Since Joe and I started dating I've been going to church with him at Journey on Saturday nights and BCRC on Sundays. This was because we wanted to attend church together and we both had commitments at our respective churches on Sunday morning. After much discussion and prayer we decided that I would make a slow transition from BCRC and Solid Ground to Journey. Well, the back injury sort of sped things up a bit. Since I can no longer play with Solid Ground we decided that I would make my departure now rather than at the end of the calendar year as we had originally planned. Sadly, that night when Solid Ground practiced I had intended to tell everyone I was leaving at the end of the year, instead I told them that the following Sunday would be my last. Tears were shed, prayers were said, but in the end it's a huge burden off my shoulders.

This last Sunday morning Joe and I attended church together for the first time at a regular Sunday service. For the first time in months I didn't feel torn as I headed out the door to church. I'm going to miss BCRC, but Journey is definitely my new home.

Tuesday, September 21, 2010

Chalk that one up as Epic Fail

I'm a pretty good cook.
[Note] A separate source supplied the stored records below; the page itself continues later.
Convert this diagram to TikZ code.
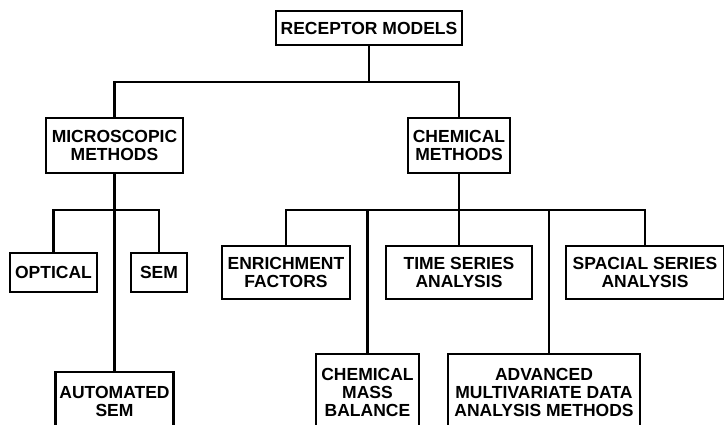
\documentclass[tikz,border=0pt]{standalone}
\usepackage{fontspec}
\setmainfont{Liberation Sans}
\begin{document}
\begin{tikzpicture}[x=1pt,y=-1pt,
  box/.style={draw, line width=2.6pt, rectangle, inner sep=0.5pt, align=center,
    font=\bfseries\fontsize{17.5}{18}\selectfont},
  link/.style={line width=2.6pt}]
\useasboundingbox (0,0) rectangle (724,425);
\node[box, minimum width=186, minimum height=34] (rec) at (369,28) {RECEPTOR MODELS};
\node[box, minimum width=137, minimum height=55] (micro) at (114.5,145.5) {MICROSCOPIC\\METHODS};
\node[box, minimum width=102, minimum height=55] (chem) at (459,145.5) {CHEMICAL\\METHODS};
\node[box, minimum width=87, minimum height=39] (opt) at (53.5,272.5) {OPTICAL};
\node[box, minimum width=56, minimum height=39] (sem) at (159,272.5) {SEM};
\node[box, minimum width=118, minimum height=58] (auto) at (114.5,401) {AUTOMATED\\SEM};
\node[box, minimum width=128, minimum height=53] (enr) at (286,272.5) {ENRICHMENT\\FACTORS};
\node[box, minimum width=146, minimum height=53] (time) at (459,272.5) {TIME SERIES\\ANALYSIS};
\node[box, minimum width=158, minimum height=53] (spa) at (645,272.5) {SPACIAL SERIES\\ANALYSIS};
\node[box, minimum width=103, minimum height=76] (cmb) at (367.5,392) {CHEMICAL\\MASS\\BALANCE};
\node[box, minimum width=192, minimum height=76] (adv) at (544,392) {ADVANCED\\MULTIVARIATE DATA\\ANALYSIS METHODS};
\coordinate (j1) at (369,82);
\coordinate (j2) at (114.5,210);
\coordinate (j3) at (459,210);
\draw[link] (rec.south) -- (j1);
\draw[link] (micro.north) |- (j1) -| (chem.north);
\draw[link] (micro.south) -- (auto.north);
\draw[link] (opt.north) |- (j2) -| (sem.north);
\draw[link] (chem.south) -- (time.north);
\draw[link] (enr.north) |- (j3) -| (spa.north);
\draw[link] (cmb.north) -- (cmb.north |- j3);
\draw[link] ([xshift=5pt]adv.north) -- ([xshift=5pt]adv.north |- j3);
\end{tikzpicture}
\end{document}
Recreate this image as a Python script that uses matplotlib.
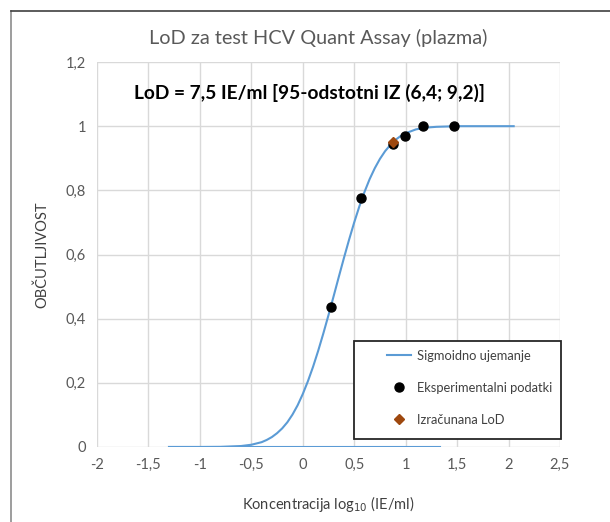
import numpy as np
import matplotlib.pyplot as plt
from matplotlib.lines import Line2D
from matplotlib.patches import Rectangle
from matplotlib.ticker import FuncFormatter

# Sigmoidna krivulja (odcitano s slike)
fit_x = [-1.3, -1.0, -0.8, -0.6, -0.5, -0.4, -0.35, -0.3, -0.25, -0.2, -0.15, -0.1, -0.05,
         0.0, 0.05, 0.1, 0.15, 0.2, 0.25, 0.3, 0.35, 0.4, 0.45, 0.5, 0.55, 0.6, 0.65,
         0.7, 0.75, 0.8, 0.85, 0.9, 0.95, 1.0, 1.1, 1.2, 1.3, 1.5, 1.8, 2.05]
fit_y = [0.0, 0.0, 0.0004, 0.003, 0.007, 0.015, 0.022, 0.031, 0.043, 0.058, 0.077, 0.101, 0.130,
         0.165, 0.205, 0.250, 0.300, 0.354, 0.411, 0.470, 0.530, 0.589, 0.646, 0.700, 0.750, 0.795, 0.835,
         0.869, 0.898, 0.922, 0.941, 0.957, 0.969, 0.978, 0.990, 0.9956, 0.998, 1.0, 1.0, 1.0]
# vodoravna crta pri 0
base_x = [-1.3, 1.33]
base_y = [0.0, 0.0]

# Eksperimentalni podatki
exp_x = [0.27, 0.57, 0.88, 0.99, 1.17, 1.47]
exp_y = [0.435, 0.775, 0.945, 0.97, 1.0, 1.0]

# Izracunana LoD
lod_x = [0.875]
lod_y = [0.952]

plt.rcParams['font.family'] = ['Lato', 'DejaVu Sans']

fig = plt.figure(figsize=(6.1, 5.22), dpi=100)
ax = fig.add_axes([0.159, 0.1437, 0.759, 0.7375])

blue = '#5b9bd5'
ax.plot(fit_x, fit_y, color=blue, lw=1.5, label='Sigmoidno ujemanje', zorder=3)
ax.plot(base_x, base_y, color=blue, lw=1.5, zorder=3)
ax.plot(exp_x, exp_y, 'o', color='black', ms=6.5, label='Eksperimentalni podatki', zorder=4)
ax.plot(lod_x, lod_y, 'D', color='#9e480e', ms=5, label='Izračunana LoD', zorder=5)

ax.set_xlim(-2, 2.5)
ax.set_ylim(0, 1.2)
ax.set_xticks(np.arange(-2, 2.51, 0.5))
ax.set_yticks(np.arange(0, 1.21, 0.2))
fmt = FuncFormatter(lambda v, p: ('%g' % round(v, 2)).replace('.', ','))
ax.xaxis.set_major_formatter(fmt)
ax.yaxis.set_major_formatter(fmt)
ax.tick_params(length=0, labelsize=10.5, colors='#595959', pad=8)
ax.grid(True, color='#d9d9d9', lw=1)
for s in ax.spines.values():
    s.set_visible(False)
ax.set_axisbelow(True)

ax.set_ylabel('OBČUTLJIVOST', fontsize=10.5, color='#404040', labelpad=12)
ax.set_xlabel('Koncentracija log$_{10}$ (IE/ml)', fontsize=10.5, color='#404040', labelpad=16)
fig.text(0.521, 0.927, 'LoD za test HCV Quant Assay (plazma)', fontsize=14.3,
         color='#595959', ha='center', va='center')
ax.text(-1.645, 1.105, 'LoD = 7,5 IE/ml [95-odstotni IZ (6,4; 9,2)]', fontsize=13.8,
        fontweight='bold', ha='left', va='center')

# okvir legende
box = Rectangle((0.555, 0.021), 0.447, 0.254, transform=ax.transAxes, facecolor='white',
                edgecolor='#262626', lw=1.3, clip_on=False, zorder=6)
ax.add_patch(box)
leg = ax.legend(loc='upper left', bbox_to_anchor=(0.626, 0.252), fontsize=9.3,
                frameon=False, borderpad=0, labelspacing=1.55, handlelength=1.9,
                handletextpad=0.4, borderaxespad=0)
leg.set_zorder(7)
for t in leg.get_texts():
    t.set_color('#404040')

# okvir grafikona
fig.add_artist(Line2D([11 / 610, 11 / 610], [0, 1 - 11 / 522], color='#8c8c8c', lw=1.2))
fig.add_artist(Line2D([11 / 610, 1], [1 - 11 / 522, 1 - 11 / 522], color='#404040', lw=1.2))

fig.savefig('out.png', dpi=100)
I say this because my mom's a great cook and when I recreate her recipes they usually end up spot on. With this in mind I decided on Sunday night that I was going to make one of my favorite meals for Joe and the kids...Chicken and Dumplings.

I can usually churn out a pot of Chicken and Dumplings in about an hour, it's good and hearty, the gravy is thick and full of veggies, the dumplings are light and fluffy and the chicken is juicy and delicious. Sunday would've been just like that if only I'd remembered to bring the recipe with me. Oops! I tried to recreate the spices from memory. Judging from how it smelled simmering on the stove I thought I had them right. SO TOTALLY DID NOT HAVE THEM RIGHT!

The gravy didn't develop; it was a water, yucky mess. The dumplings didn't steam properly and ended up being thick lumps of goo on the inside and a soggy mess on the outside. The veggies were the only part that turned out right. Wouldn't you know it, the kids wouldn't eat them. They ended up whining their way away from the table only to have ice cream an hour later. Ice cream for supper - I'm totally kicking hiner at this step mom thing!

Tonight I'm going to try to redeem myself. I'm making turkey loaf, mashed potatoes and gravy, stuffing and green bean casserole. Hopefully it all works out!